We emphasize that a clerk of court must be an individual of competence, honesty and integrity. The prestige of the office entails the corresponding responsibility to safeguard its integrity and proceedings, to earn respect therefor, and to uphold the confidence of the public in the administration of justice.[14] Verily, the conduct of a clerk of court at all times must not only be characterized by propriety and decorum, but must also be above suspicion.[15]

Respondent, as clerk of court, is expected to be a role model[16] for the other court employees -- to be emulated in the performance of her duties as well as in her conduct and behavior as a civil servant.[17] She cannot afford to err without affecting the integrity of the court or the efficient administration of justice.

We agree with the recommendation of the investigating judge that respondent be administratively sanctioned for nonfeasance or neglect of duty. However, the recommended penalty of reprimand is too light. Her failure to observe due diligence in her duty as custodian of the court’s funds constitutes neglect of duty which, under the Civil Service Law and Omnibus Rules implementing the same,[18] is a less grave offense penalized with suspension of one (1) month and one (1) day to six (6) months for the first offense and dismissal for the second offense. As this appears to be the first infraction of respondent, we find her suspension for one (1) month and one (1) day without pay to be a sufficient penalty for her offense.

Furthermore, to prevent any undue adverse effect on the public service which would ensue should work be left unattended by reason of respondent’s suspension, we deem it wise to convert her penalty to the payment of a fine. Thus, in line with jurisprudence,[19] we impose a fine instead of a suspension, so that she can continue to discharge her assigned tasks.

WHEREFORE, Remedios C. Base, clerk of court of the Municipal Trial Court (MTC) of Brooke’s Point, Palawan, is found guilty of simple neglect of duty and a FINE equivalent to her one-month salary is hereby imposed on her, with a WARNING that a repetition of the same or a similar act shall be dealt with more severely. She is further ordered to PAY P1,000 to Joseph Angeles representing the balance of the cash due him.

SO ORDERED.

Puno, (Chairman), Sandoval-Gutierrez, Corona, and Carpio-Morales, JJ., concur.

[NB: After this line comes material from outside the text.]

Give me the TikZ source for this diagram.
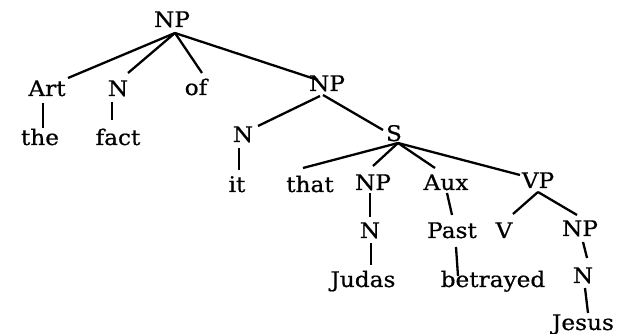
\documentclass[tikz,border=0pt]{standalone}
\usepackage{fontspec}
\setmainfont{DejaVu Serif}[FakeStretch=1.08,FakeBold=0.6]
\usetikzlibrary{calc}
\begin{document}
\begin{tikzpicture}[x=1pt,y=-1pt,
  lbl/.style={anchor=base,inner sep=0pt,font=\fontsize{21.5}{22}\selectfont},
  branch/.style={line width=2.3pt}]
\useasboundingbox (0,0) rectangle (622,334);
% labels, placed by baseline
\node[lbl] (np1) at (172,27) {NP};
\node[lbl] (art) at (47,96) {Art};
\node[lbl] (n1) at (118,96) {N};
\node[lbl] (of) at (196,95) {of};
\node[lbl] (np2) at (327,91) {NP};
\node[lbl] (the) at (40,145) {the};
\node[lbl] (fact) at (118,145) {fact};
\node[lbl] (n2) at (243,142) {N};
\node[lbl] (s) at (394,141) {S};
\node[lbl] (it) at (237,192) {it};
\node[lbl] (that) at (310,192) {that};
\node[lbl] (np3) at (373,190) {NP};
\node[lbl] (aux) at (446,190) {Aux};
\node[lbl] (vp) at (538,188) {VP};
\node[lbl] (n3) at (370,238) {N};
\node[lbl] (past) at (452,238) {Past};
\node[lbl] (v) at (504,238) {V};
\node[lbl] (np4) at (580,236) {NP};
\node[lbl] (judas) at (363,287) {Judas};
\node[lbl] (betrayed) at (493,287) {betrayed};
\node[lbl] (n4) at (583,283) {N};
\node[lbl] (jesus) at (583,330) {Jesus};
% branches
\draw[branch] ($(np1.base)+(3,6)$) -- ($(art.base)+(21,-18)$);
\draw[branch] ($(np1.base)+(3,6)$) -- ($(n1.base)+(10,-23)$);
\draw[branch] ($(np1.base)+(3,6)$) -- ($(of.base)+(6,-22)$);
\draw[branch] ($(np1.base)+(3,6)$) -- ($(np2.base)+(-9,-11)$);
\draw[branch] ($(art.base)+(-4,7)$) -- ($(the.base)+(3,-17)$);
\draw[branch] ($(n1.base)+(-6,6)$) -- ($(fact.base)+(-6,-25)$);
\draw[branch] ($(np2.base)+(-7,5)$) -- ($(n2.base)+(15,-16)$);
\draw[branch] ($(np2.base)+(-4,4)$) -- ($(s.base)+(-11,-11)$);
\draw[branch] ($(n2.base)+(-4,6)$) -- ($(it.base)+(2,-22)$);
\draw[branch] ($(s.base)+(4,2)$) -- ($(that.base)+(-7,-24)$);
\draw[branch] ($(s.base)+(4,2)$) -- ($(np3.base)+(0,-24)$);
\draw[branch] ($(s.base)+(4,2)$) -- ($(aux.base)+(-11,-22)$);
\draw[branch] ($(s.base)+(4,2)$) -- ($(vp.base)+(-18,-13)$);
\draw[branch] ($(np3.base)+(-3,3)$) -- ($(n3.base)+(0,-21)$);
\draw[branch] ($(aux.base)+(1,3)$) -- ($(past.base)+(0,-23)$);
\draw[branch] ($(vp.base)+(0,4)$) -- ($(v.base)+(9,-24)$);
\draw[branch] ($(vp.base)+(0,4)$) -- ($(np4.base)+(-3,-21)$);
\draw[branch] ($(n3.base)+(1,5)$) -- ($(judas.base)+(8,-22)$);
\draw[branch] ($(past.base)+(4,9)$) -- ($(betrayed.base)+(-35,-11)$);
\draw[branch] ($(np4.base)+(3,6)$) -- ($(n4.base)+(4,-25)$);
\draw[branch] ($(n4.base)+(2,5)$) -- ($(jesus.base)+(5,-17)$);
\end{tikzpicture}
\end{document}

[1] Dated September 11, 1998; rollo, pp. 1-4.

[2] OCA Report, p. 1; rollo, p. 15.

[3] Rollo, pp. 7-10.

[4] Annex B-1, respondent’s Answer; rollo, p.10.

[5] Rollo, pp. 15-16.

[6] Id., pp. 302-311.

[7] The case was deemed submitted for decision on July 31, 2002, per Resolution of the Third Division of the Supreme Court.

[8] Judge Fernandez’s Report and Recommendation, p. 9; rollo, p. 310.

[9] §1, Article XI, Constitution.

[10] Bandong v. Ching, 261 SCRA 10, August 23, 1996; citing Sy v. Academia, 198 SCRA 705, 717, July 3, 1991.

[11] Angeles v. Bantug, 209 SCRA 413, May 29, 1992.

[12] Manual for Clerks of Court, Section B, Chapter I.

[13] OCA v. Orbigo-Marcelo, AM No. P-00-1415-MeTC, August 30, 2001.

[14] Anonymous v. Geverola, 279 SCRA 279, September 18, 1997.

[15] Solidbank Corporation v. Capoon Jr., 289 SCRA 9, April 15, 1998.

[16] Paa v. Remigio, 88 SCRA 593, February 28, 1979.

[17] Mallare v. Ferry, AM Nos. P-00-1381 and P-00-1382, July 31, 2001.

[18] Uniform Rules on Administrative Cases in the Civil Service, §52, b(1).

[19] See Aquino v. Lavadia, AM No. P-01-1483, September 20, 2001; Amane v. Mendoza-Arce, 318 SCRA 465, November 19, 1999.